Religious tolerance at the end of the XVIth century

May 2017
Hello everybody and dear specialists.Did the victories of Drake on the seas (1588) and of Henry IV on the battlefields (1595-1598) against the catholic dictatorship of Philip II constitute an important breaking in the story of the XVIth century with the advent of the religious tolerance (edict of Nantes 1598) first success in the story of the "men s rights".


Forum Staff
Aug 2016
With Henry IV and the Edict of Nantes, I would agree but not with Drake and 1588. The defeat of the Spanish Armada only established the right of England's monarch to choose England's religion without interference from other countries, in this case Spain. But England did not grant full individual freedom of religion to other Protestants until 1688 and to Catholics until the 18th or even the 19th century. Similar to 1588 is the Peace of Augsburg (1555) that only established the right of the king to choose his national religion. Individuals still did not have the right to dissent from the king.


Ad Honorem
Jul 2015
I think the first mention if individual religious freedom is in the Union of Utrecht.

article XIII said:
As for the matter of religion, the States of Holland and Zeeland shall act according to their own pleasure, and the other Provinces of this Union shall follow the rules set down in the religious peace drafted by Archduke Matthias, governor and captain-general of these countries, with the advice of the Council of State and the States General, or shall establish such general or special regulations in this matter as they shall find good and most fitting for the repose and welfare of the provinces, cities, and individual Members thereof, and the preservation of the property and rights of each individual, whether churchman or layman, and no other Province shall be permitted to interfere or make difficulties, provided that each person shall remain free in his religion and that no one shall be investigated or persecuted because of his religion, as is provided in the Pacification of Ghent…


Ad Honorem
Jan 2017
Republika Srpska
The Ottomans were generally tolerant, though they had a very intolerant episode during the reign of Selim II.


Ad Honorem
Jul 2015
And then they whacked Van Oldenbarnevelt's head off because he was an Arminian...
Not really. Whole books here have been written on this exact subject. The main issue was who was in control of the army the province of Holland and by extension its pensionary or the republic with the stadtholder. Religion wasn't really the issue at the trial, but it was a trial North-Korea style as the verdict was a foregone conclusion.

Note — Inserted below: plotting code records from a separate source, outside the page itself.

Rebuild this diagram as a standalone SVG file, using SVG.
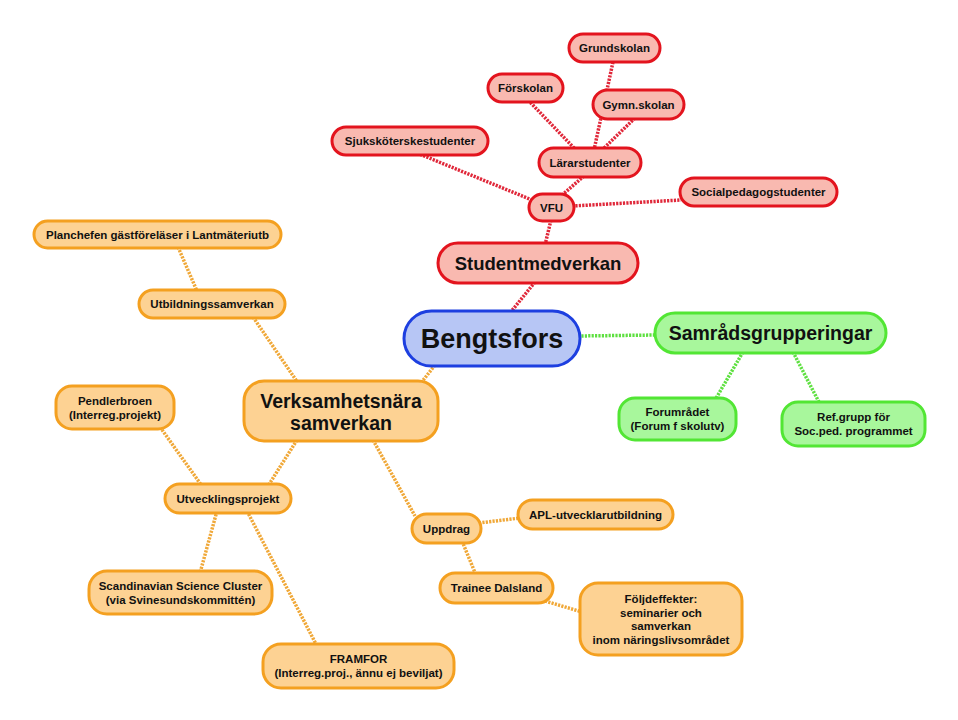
<svg xmlns="http://www.w3.org/2000/svg" width="958" height="720" viewBox="0 0 958 720">
<style>
text{font-family:"Liberation Sans",Arial,sans-serif;font-weight:bold;fill:#111;text-anchor:middle}
.s{font-size:11.5px}
.r rect{fill:#f9b9b0;stroke:#e3141e;stroke-width:3}
.o rect{fill:#fdd293;stroke:#f4a020;stroke-width:3}
.g rect{fill:#a8f79c;stroke:#52e634;stroke-width:3}
.b rect{fill:#b7c6f5;stroke:#1d3fe0;stroke-width:3}
.c line{stroke-width:3.5;stroke-dasharray:2.2 1.2;fill:none}
.cr{stroke:#e0283a}
.co{stroke:#f0a838}
.cg{stroke:#5ee040}
</style>
<rect width="958" height="720" fill="#fff"/>
<g id="connectors" class="c">
<line class="cr" x1="613" y1="62" x2="594" y2="150"/>
<line class="cr" x1="635" y1="118" x2="602" y2="150"/>
<line class="cr" x1="528" y1="100" x2="576" y2="150"/>
<line class="cr" x1="584" y1="176" x2="561" y2="196"/>
<line class="cr" x1="417" y1="153" x2="532" y2="200"/>
<line class="cr" x1="572" y1="206" x2="681" y2="200"/>
<line class="cr" x1="551" y1="220" x2="545" y2="245"/>
<line class="cr" x1="535" y1="282" x2="510" y2="313"/>
<line class="cg" x1="578" y1="336" x2="657" y2="335"/>
<line class="cg" x1="743" y1="352" x2="715" y2="400"/>
<line class="cg" x1="793" y1="352" x2="820" y2="404"/>
<line class="co" x1="435" y1="365" x2="421" y2="383"/>
<line class="co" x1="178" y1="247" x2="197" y2="291"/>
<line class="co" x1="253" y1="317" x2="298" y2="383"/>
<line class="co" x1="160" y1="427" x2="202" y2="486"/>
<line class="co" x1="297" y1="440" x2="268" y2="486"/>
<line class="co" x1="373" y1="440" x2="415" y2="516"/>
<line class="co" x1="217" y1="511" x2="200" y2="573"/>
<line class="co" x1="247" y1="511" x2="317" y2="646"/>
<line class="co" x1="479" y1="523" x2="520" y2="518"/>
<line class="co" x1="462" y1="541" x2="476" y2="575"/>
<line class="co" x1="545" y1="601" x2="582" y2="612"/>
</g>
<g id="grundskolan" class="r"><rect x="569" y="34" width="91" height="28" rx="14"/><text class="s" x="614.5" y="52">Grundskolan</text></g>
<g id="forskolan" class="r"><rect x="488" y="74" width="75" height="28" rx="14"/><text class="s" x="525.5" y="92">Förskolan</text></g>
<g id="gymnskolan" class="r"><rect x="593" y="90" width="91" height="29" rx="14.5"/><text class="s" x="638.5" y="108.5">Gymn.skolan</text></g>
<g id="sjukskoterskestudenter" class="r"><rect x="332" y="127" width="156" height="28" rx="14"/><text class="s" x="410" y="145">Sjuksköterskestudenter</text></g>
<g id="lararstudenter" class="r"><rect x="539" y="148" width="102" height="29" rx="14.5"/><text class="s" x="590" y="166.5">Lärarstudenter</text></g>
<g id="socialpedagogstudenter" class="r"><rect x="680" y="178" width="157" height="28" rx="14"/><text class="s" x="758.5" y="196">Socialpedagogstudenter</text></g>
<g id="vfu" class="r"><rect x="529" y="194" width="45" height="27" rx="13.5"/><text class="s" x="551.5" y="211.5">VFU</text></g>
<g id="studentmedverkan" class="r"><rect x="438" y="243" width="200" height="40" rx="20"/><text x="538" y="269.5" style="font-size:18.5px">Studentmedverkan</text></g>
<g id="bengtsfors" class="b"><rect x="404" y="311" width="176" height="55" rx="27.5"/><text x="492" y="348" style="font-size:27px">Bengtsfors</text></g>
<g id="samradsgrupperingar" class="g"><rect x="655" y="313" width="231" height="40" rx="20"/><text x="770.5" y="340" style="font-size:19.5px">Samrådsgrupperingar</text></g>
<g id="forumradet" class="g"><rect x="619" y="398" width="117" height="42" rx="16"/><text class="s" x="677.5" y="416">Forumrådet</text><text class="s" x="677.5" y="430">(Forum f skolutv)</text></g>
<g id="refgrupp" class="g"><rect x="782" y="402" width="143" height="44" rx="16"/><text class="s" x="853.5" y="421">Ref.grupp för</text><text class="s" x="853.5" y="435">Soc.ped. programmet</text></g>
<g id="planchefen" class="o"><rect x="34" y="221" width="247" height="27" rx="13.5"/><text class="s" x="157.5" y="238.5">Planchefen gästföreläser i Lantmäteriutb</text></g>
<g id="utbildningssamverkan" class="o"><rect x="139" y="290" width="146" height="28" rx="14"/><text class="s" x="212" y="308">Utbildningssamverkan</text></g>
<g id="pendlerbroen" class="o"><rect x="56" y="386" width="118" height="43" rx="16"/><text class="s" x="115" y="404.5">Pendlerbroen</text><text class="s" x="115" y="418.5">(Interreg.projekt)</text></g>
<g id="verksamhetsnara" class="o"><rect x="244" y="381" width="194" height="60" rx="20"/><text x="341" y="408" style="font-size:19.5px">Verksamhetsnära</text><text x="341" y="430" style="font-size:19.5px">samverkan</text></g>
<g id="utvecklingsprojekt" class="o"><rect x="165" y="484" width="126" height="29" rx="14.5"/><text class="s" x="228" y="502.5">Utvecklingsprojekt</text></g>
<g id="scandinavian" class="o"><rect x="89" y="571" width="183" height="43" rx="18"/><text class="s" x="180.5" y="590">Scandinavian Science Cluster</text><text class="s" x="180.5" y="604">(via Svinesundskommittén)</text></g>
<g id="framfor" class="o"><rect x="263" y="644" width="191" height="44" rx="18"/><text class="s" x="358.5" y="663">FRAMFOR</text><text class="s" x="358.5" y="677">(Interreg.proj., ännu ej beviljat)</text></g>
<g id="uppdrag" class="o"><rect x="412" y="514" width="69" height="29" rx="14.5"/><text class="s" x="446.5" y="532.5">Uppdrag</text></g>
<g id="apl" class="o"><rect x="518" y="500" width="155" height="29" rx="14.5"/><text class="s" x="595.5" y="518.5">APL-utvecklarutbildning</text></g>
<g id="trainee" class="o"><rect x="440" y="573" width="113" height="30" rx="15"/><text class="s" x="496.5" y="592">Trainee Dalsland</text></g>
<g id="foljdeffekter" class="o"><rect x="580" y="583" width="162" height="72" rx="18"/><text class="s" x="661" y="603">Följdeffekter:</text><text class="s" x="661" y="616.5">seminarier och</text><text class="s" x="661" y="630">samverkan</text><text class="s" x="661" y="644">inom näringslivsområdet</text></g>
</svg>
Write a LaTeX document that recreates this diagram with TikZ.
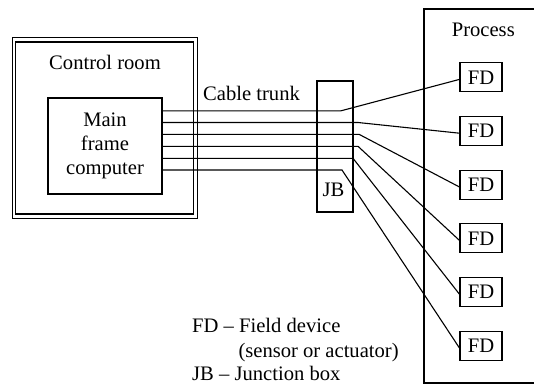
\documentclass[tikz,border=0pt]{standalone}
\usepackage{fontspec}
\setmainfont{Liberation Serif}
\begin{document}
\begin{tikzpicture}[x=1pt,y=-1pt,
  txt/.style={font=\fontsize{20.6}{24}\selectfont, inner sep=0pt},
  fdbox/.style={draw, line width=1.1pt, minimum width=42pt, minimum height=29pt, inner sep=0pt, font=\fontsize{20.6}{24}\selectfont},
  wire/.style={line width=1.1pt},
  box/.style={draw, line width=1.1pt, inner sep=0pt}]
\useasboundingbox (0,0) rectangle (534,385);
% control room
\draw[line width=1pt] (12,38) rectangle (197,218);
\draw[line width=1.8pt] (15.5,42) rectangle (193.5,214);
\node[txt, anchor=base] (ctl) at (105,69.3) {Control room};
\node[box, minimum width=114pt, minimum height=96pt, align=center, font=\fontsize{20.6}{24}\selectfont] (main) at (105,146) {Main\\frame\\computer};
% cable trunk
\node[txt, anchor=base] (trunk) at (251.5,100.7) {Cable trunk};
% junction box
\node[box, minimum width=36pt, minimum height=131pt] (jb) at (335,146.5) {};
\node[txt, anchor=base] (jbl) at (333.4,196.7) {JB};
% process
\draw[line width=1.1pt] (534,9) -- (424,9) -- (424,383) -- (534,383);
\node[txt, anchor=base] (proc) at (483.3,36.7) {Process};
% field devices
\foreach \i/\y in {1/77.4,2/131.2,3/185,4/238.4,5/292.2,6/346}{
  \node[fdbox] (fd\i) at (481,\y) {FD};
}
% bends
\coordinate (b1) at (341,110.8);
\coordinate (b2) at (358,122.5);
\coordinate (b3) at (359,134.3);
\coordinate (b4) at (358,146.3);
\coordinate (b5) at (353,158.3);
\coordinate (b6) at (342,170);
\foreach \i in {1,...,6}{
  \draw[wire] (main.east |- b\i) -- (b\i) -- ([yshift=-2pt]fd\i.west);
}
% legend
\node[txt, anchor=base west] (l1) at (192,332.7) {FD -- Field device};
\node[txt, anchor=base west] (l2) at (238.3,357.3) {(sensor or actuator)};
\node[txt, anchor=base west] (l3) at (192,380) {JB -- Junction box};
\end{tikzpicture}
\end{document}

But yeah the freedom of individual religion, was mostly on paper, though in many towns Catholics, Arminians (and whatever else, it was a lot. In 1970 we had like 200 different protestant denominations with a viable following) had little problems and donations to the town's bailiff always helped as well. It also differed much per area. In the north and west the reformed movement was rather strong whereas in the south and east it wasn't (illustrated by the fact that they are still predominantly catholic). In the towns themselves it also differed much. Amsterdam for example left people alone, but towns in Sealand much less. In my old town (near Utrecht) for example the town was protestant, but the neighboring villages and farmers were catholic and afaik nobody got persecuted for it.


Ad Honorem
Jul 2011
There is the Maryland Toleration Act of 1649. Maryland was originally all Roman Catholic. This law was passed with the Puritans in control in England, shortly after the execution of Charles I. The purpose was to allow Catholicism and prevent the persecution of Catholics. It was revoked on orders from Cromwell and again after the Revolution of 1688.

James II proclaimed religious toleration around 1687. However, his motives were suspected and this is one reason he was overthrown.